Ministre très médiatisée sous la présidence de Nicolas Sarkozy, Nathalie Kosciusko-Morizet est plus connue du grand public que sa rivale. Elle répond aux questions du Journal des Arts.

À 40 ans, cette polytechnicienne, députée de l’Essonne depuis 2002, a été maire de Longjumeau (Essonne) de 2008 à février 2013, date à laquelle elle démissionne pour mener la campagne électorale à Paris. Elle a été secrétaire d’État chargée de l’écologie, puis secrétaire d’État chargée de la prospective et du développement numérique avant d’être ministre de l’Écologie, du Développement durable, des Transports et du Logement de 2010 à 2012.

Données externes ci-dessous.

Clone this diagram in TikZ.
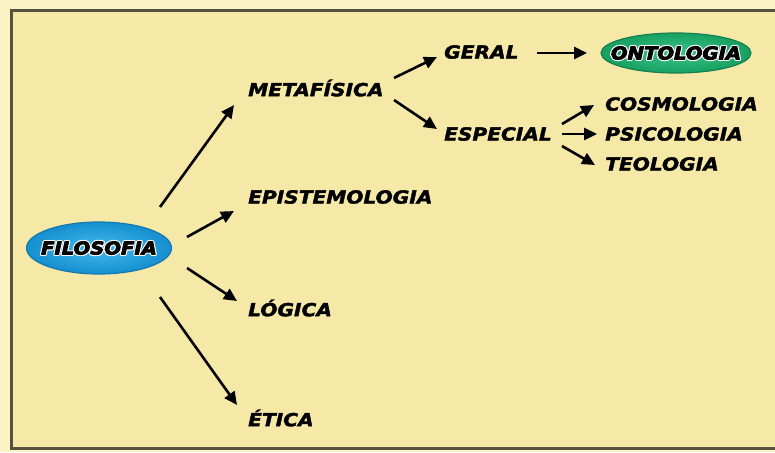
\documentclass[tikz,border=0pt]{standalone}
\usepackage{fontspec}
\setmainfont{DejaVu Sans}
\newfontfamily\termfont[FakeStretch=1.12,FakeBold=2]{DejaVu Sans}
\newfontfamily\ballfont[FakeStretch=1.12]{DejaVu Sans}
\usetikzlibrary{arrows.meta,shapes.geometric}
\definecolor{bgout}{HTML}{FBF2C6}
\definecolor{bgin}{HTML}{F6E9A7}
\definecolor{frame}{HTML}{56523F}
\definecolor{blueA}{HTML}{42B9EC}
\definecolor{blueB}{HTML}{168FCF}
\definecolor{balledge}{HTML}{1479B3}
\definecolor{greenA}{HTML}{3CC486}
\definecolor{greenB}{HTML}{16A062}
\definecolor{greenedge}{HTML}{168050}
\newcommand{\outl}[1]{%
  \special{pdf:literal direct 2 Tr 3.2 w 1 J 1 j 1 1 1 RG 1 1 1 rg}%
  \rlap{#1}%
  \special{pdf:literal direct 2 Tr 0.9 w 0 0 0 RG 0 0 0 rg}%
  #1%
  \special{pdf:literal direct 0 Tr}}
\begin{document}
\begin{tikzpicture}[x=1pt,y=-1pt,
  term/.style={anchor=west,inner sep=0pt,font=\termfont\fontsize{18}{18}\selectfont\bfseries\itshape,text=black},
  balltext/.style={inner sep=0pt,font=\ballfont\fontsize{17.5}{17.5}\selectfont\bfseries\itshape,text=black},
  ballb/.style={ellipse,minimum width=145pt,minimum height=52pt,inner sep=0pt,inner color=blueA,outer color=blueB,draw=balledge,line width=1.2pt},
  ballg/.style={ellipse,minimum width=150pt,minimum height=40pt,inner sep=0pt,inner color=greenA,outer color=greenB,draw=greenedge,line width=1.2pt},
  arr/.style={-{Triangle[length=13pt,width=12pt]},line width=2.6pt,black}]
\useasboundingbox (0,0) rectangle (775,452);
\fill[bgout] (0,0) rectangle (775,452);
\fill[bgin] (11.5,11) rectangle (775,448.5);
\draw[frame,line width=3pt] (780,11) -- (11.5,11) -- (11.5,448.5) -- (780,448.5);
% ellipses
\node[ballb] (filo) at (99,248) {};
\node[balltext] (filot) at (filo.center) {\outl{FILOSOFIA}};
\node[ballg] (onto) at (676,53) {};
\node[balltext] (ontot) at (onto.center) {\outl{ONTOLOGIA}};
% terms
\node[term] (meta) at (248,88) {METAFÍSICA};
\node[term] (epi) at (248,197) {EPISTEMOLOGIA};
\node[term] (log) at (248,308) {LÓGICA};
\node[term] (eti) at (248,418) {ÉTICA};
\node[term] (ger) at (444,52) {GERAL};
\node[term] (esp) at (444,134) {ESPECIAL};
\node[term] (cos) at (605,104) {COSMOLOGIA};
\node[term] (psi) at (605,134) {PSICOLOGIA};
\node[term] (teo) at (605,164) {TEOLOGIA};
% arrow anchors
\coordinate (f1) at (160,207); \coordinate (m1) at (234,105);
\coordinate (f2) at (187,237); \coordinate (e1) at (234,211);
\coordinate (f3) at (187,268); \coordinate (l1) at (237,301);
\coordinate (f4) at (160,297); \coordinate (t1) at (237,405);
\coordinate (ma) at (394,78);  \coordinate (ga) at (437,57);
\coordinate (mb) at (394,100); \coordinate (sa) at (437,129);
\coordinate (gx) at (537,53);  \coordinate (ox) at (587,53);
\coordinate (s1) at (562,124); \coordinate (c1) at (594,105);
\coordinate (s2) at (562,134); \coordinate (p1) at (597,134);
\coordinate (s3) at (562,146); \coordinate (t2) at (595,165);
\draw[arr] (f1) -- (m1);
\draw[arr] (f2) -- (e1);
\draw[arr] (f3) -- (l1);
\draw[arr] (f4) -- (t1);
\draw[arr] (ma) -- (ga);
\draw[arr] (mb) -- (sa);
\draw[arr] (gx) -- (ox);
\draw[arr] (s1) -- (c1);
\draw[arr] (s2) -- (p1);
\draw[arr] (s3) -- (t2);
\end{tikzpicture}
\end{document}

Qu’est-ce qui distingue fondamentalement votre programme culturel de celui d’Anne Hidalgo ?
C’est que j’en ai un, déjà, et ambitieux ! La Ville a été inexistante en matière culturelle. Tout ce qui a transformé Paris depuis dix ans, c’est l’État (Palais de Tokyo, Musée du quai Branly, Grand Palais, Sénat…) le privé (Maison rouge, Maillol, LVMH…). La Ville : rien sinon une nuit événementielle, et deux ou trois lieux (Centquatre, Gaîté-Lyrique, Louxor) avec une gabegie d’investissements et des résultats médiocres ; pour le reste (musées, patrimoine…), un désintérêt total. En un mot, je ne crois pas à une culture imposée d’en haut, accaparée par les grandes institutions et les obligés, et esclave des paillettes et de l’éphémère. Je pense qu’une vraie culture vient des créateurs, des « laboratoires » en concurrence, des quartiers et des lieux où s’invente la création. J’ai une formation scientifique et je crois que la culture, c’est un peu comme la recherche : on donne de l’argent aux meilleurs, ça bouillonne et on ne sait pas d’avance où vont naître les créations fécondes.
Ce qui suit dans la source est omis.